What role will workplace culture and purpose play in attracting and retaining talent in a remote-first era?
When location is no longer a constraint, culture becomes the true differentiator. People are drawn to organizations where purpose is clear and values are consistently lived, not just articulated. In a remote-first era, culture is shaped through decisions, communication norms, and leadership behaviour, not office perks.
Purpose gives meaning to flexibility, helping people feel connected to something larger than their individual role. Talent increasingly chooses environments where work aligns with personal values, and where contribution feels visible and appreciated, regardless of location.
How can diversity, equity, and inclusion be meaningfully embedded into future workplace models rather than treated as initiatives?
Diversity, Equity, and Inclusion (DEI) become meaningful when it is designed into systems, not managed as a separate programme. This means rethinking how people are hired, evaluated, developed, and promoted. Bias is often structural rather than intentional, and future workplace models must address this through data, transparency, and accountability.

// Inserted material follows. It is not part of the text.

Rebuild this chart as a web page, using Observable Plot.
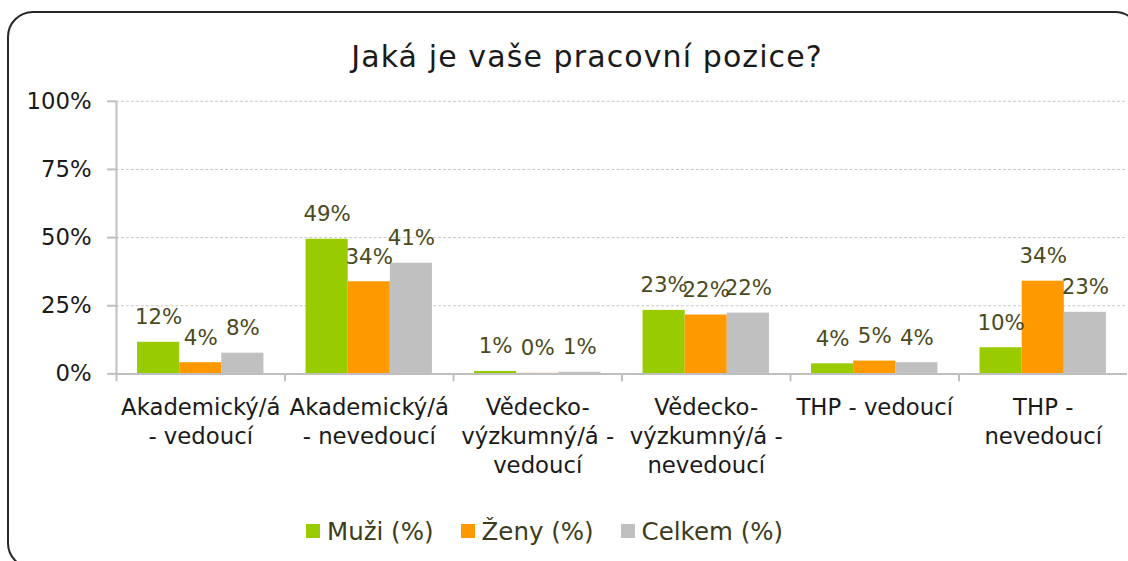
<!DOCTYPE html>
<html>
<head>
<meta charset="utf-8">
<script src="https://cdn.jsdelivr.net/npm/d3@7"></script>
<script src="https://cdn.jsdelivr.net/npm/@observablehq/plot@0.6"></script>
<style>
  html, body { margin: 0; padding: 0; background: #fff; overflow: hidden; width: 1128px; height: 561px; }
  body { position: relative; font-family: "DejaVu Sans", sans-serif; }
  #frame { position: absolute; left: 7px; top: 11px; width: 1134px; height: 558px; border: 2px solid #262626; border-radius: 26px; box-sizing: border-box; }
  #title { position: absolute; left: 0; width: 1174px; top: 42px; text-align: center; font-size: 30px; line-height: 30px; letter-spacing: 1.1px; color: #1a1a1a; white-space: nowrap; }
  #chart { position: absolute; left: 0; top: 80px; }
  #legend { position: absolute; left: 306px; top: 516px; height: 30px; display: flex; align-items: center; font-size: 24.5px; color: #3c3c1c; white-space: nowrap; }
  #legend .item { display: flex; align-items: center; margin-right: 27px; }
  #legend .sw { width: 14px; height: 14px; margin-right: 7px; }
</style>
</head>
<body>
<div id="frame"></div>
<div id="title">Jaká je vaše pracovní pozice?</div>
<div id="chart"></div>
<div id="legend"></div>
<script>
// ---- data ----
const categories = [
  "Akademický/á - vedoucí",
  "Akademický/á - nevedoucí",
  "Vědecko-výzkumný/á - vedoucí",
  "Vědecko-výzkumný/á - nevedoucí",
  "THP - vedoucí",
  "THP - nevedoucí"
];
const categoryLabels = [
  "Akademický/á\n- vedoucí",
  "Akademický/á\n- nevedoucí",
  "Vědecko-\nvýzkumný/á -\nvedoucí",
  "Vědecko-\nvýzkumný/á -\nnevedoucí",
  "THP - vedoucí",
  "THP -\nnevedoucí"
];
const seriesNames = ["Muži (%)", "Ženy (%)", "Celkem (%)"];
const muzi   = [11.6, 49.4, 0.9, 23.3, 3.7, 9.6];
const zeny   = [4.1, 33.8, 0.2, 21.6, 4.7, 34.0];
const celkem = [7.6, 40.6, 0.6, 22.3, 4.1, 22.6];
const seriesColors = ["#99cc00", "#ff9900", "#c0c0c0"];
const yTicks = [0, 0.25, 0.5, 0.75, 1];

// ---- build table ----
const seriesValues = [muzi, zeny, celkem];
const rows = [];
categories.forEach((c, i) => {
  seriesNames.forEach((s, j) => {
    rows.push({category: c, series: s, si: j, value: seriesValues[j][i] / 100});
  });
});
const labelOf = new Map(categories.map((c, i) => [c, categoryLabels[i]]));

const plot = Plot.plot({
  width: 1138,
  height: 406,
  marginTop: 21,
  marginLeft: 115,
  marginRight: 0,
  marginBottom: 110,
  style: {fontFamily: "DejaVu Sans, sans-serif", fontSize: "22px", color: "#1a1a1a", overflow: "visible", background: "transparent"},
  fx: {domain: categories, padding: 0},
  x: {type: "linear", domain: [0, 4], axis: null},
  y: {domain: [0, 1], axis: null},
  color: {domain: seriesNames, range: seriesColors},
  marks: [
    Plot.ruleY(yTicks.filter(d => d > 0), {stroke: "#c6c6c6", strokeWidth: 1, strokeDasharray: "3,2"}),
    Plot.rectY(rows, {
      fx: "category",
      x1: d => d.si + 0.5,
      x2: d => d.si + 1.5,
      y: "value",
      fill: "series"
    }),
    Plot.ruleY([0], {stroke: "#bfbfbf", strokeWidth: 2}),
    Plot.ruleX(categories, {fx: d => d, x: 0, y1: 0, y2: 0, insetBottom: -8, stroke: "#bfbfbf", strokeWidth: 2}),
    Plot.ruleX(categories.slice(0, 1), {fx: d => d, x: 0, y1: 0, y2: 1, stroke: "#bfbfbf", strokeWidth: 2}),
    Plot.axisY({
      ticks: yTicks,
      tickFormat: d3.format(".0%"),
      tickSize: 9,
      tickPadding: 16,
      stroke: "#bfbfbf",
      strokeWidth: 2,
      fill: "#1a1a1a",
      fontSize: 23,
      letterSpacing: "0.5px",
      label: null
    }),
    Plot.axisFx({
      anchor: "bottom",
      tickSize: 0,
      tickPadding: 21,
      tickFormat: d => labelOf.get(d),
      fontSize: 23,
      lineHeight: 1.27,
      fill: "#1a1a1a",
      label: null
    }),
    Plot.text(rows, {
      fx: "category",
      x: d => d.si + 1,
      y: "value",
      text: d => Math.round(d.value * 100) + "%",
      dy: -25,
      fill: "#4a4a1c",
      fontSize: 21.5,
      letterSpacing: "1px"
    })
  ]
});
document.getElementById("chart").appendChild(plot);

// legend
const legend = document.getElementById("legend");
seriesNames.forEach((s, j) => {
  const item = document.createElement("div");
  item.className = "item";
  const sw = document.createElement("div");
  sw.className = "sw";
  sw.style.background = seriesColors[j];
  const t = document.createElement("span");
  t.textContent = s;
  item.appendChild(sw);
  item.appendChild(t);
  legend.appendChild(item);
});
</script>
</body>
</html>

Inclusion is also about everyday behaviour, who gets heard, who gets opportunities, and how decisions are made. When leaders take ownership of these dynamics and embed fairness into processes, DEI becomes part of how the organisation operates, not an initiative with an end date.
How should workplace policies and benefits evolve to meet changing employee expectations and societal norms?
Workplace policies need to move from rigid rules to guiding principles. Employees increasingly expect flexibility, fairness, and personalisation, recognizing that needs differ across life stages and circumstances. Benefits will extend beyond compensation to include wellbeing, learning, and long-term security.
Policies that focus on trust and outcomes, rather than control, tend to be more resilient and inclusive. As societal norms evolve, organisations that listen actively and adapt thoughtfully will build stronger relationships with their people, reinforcing loyalty and shared responsibility rather than compliance alone.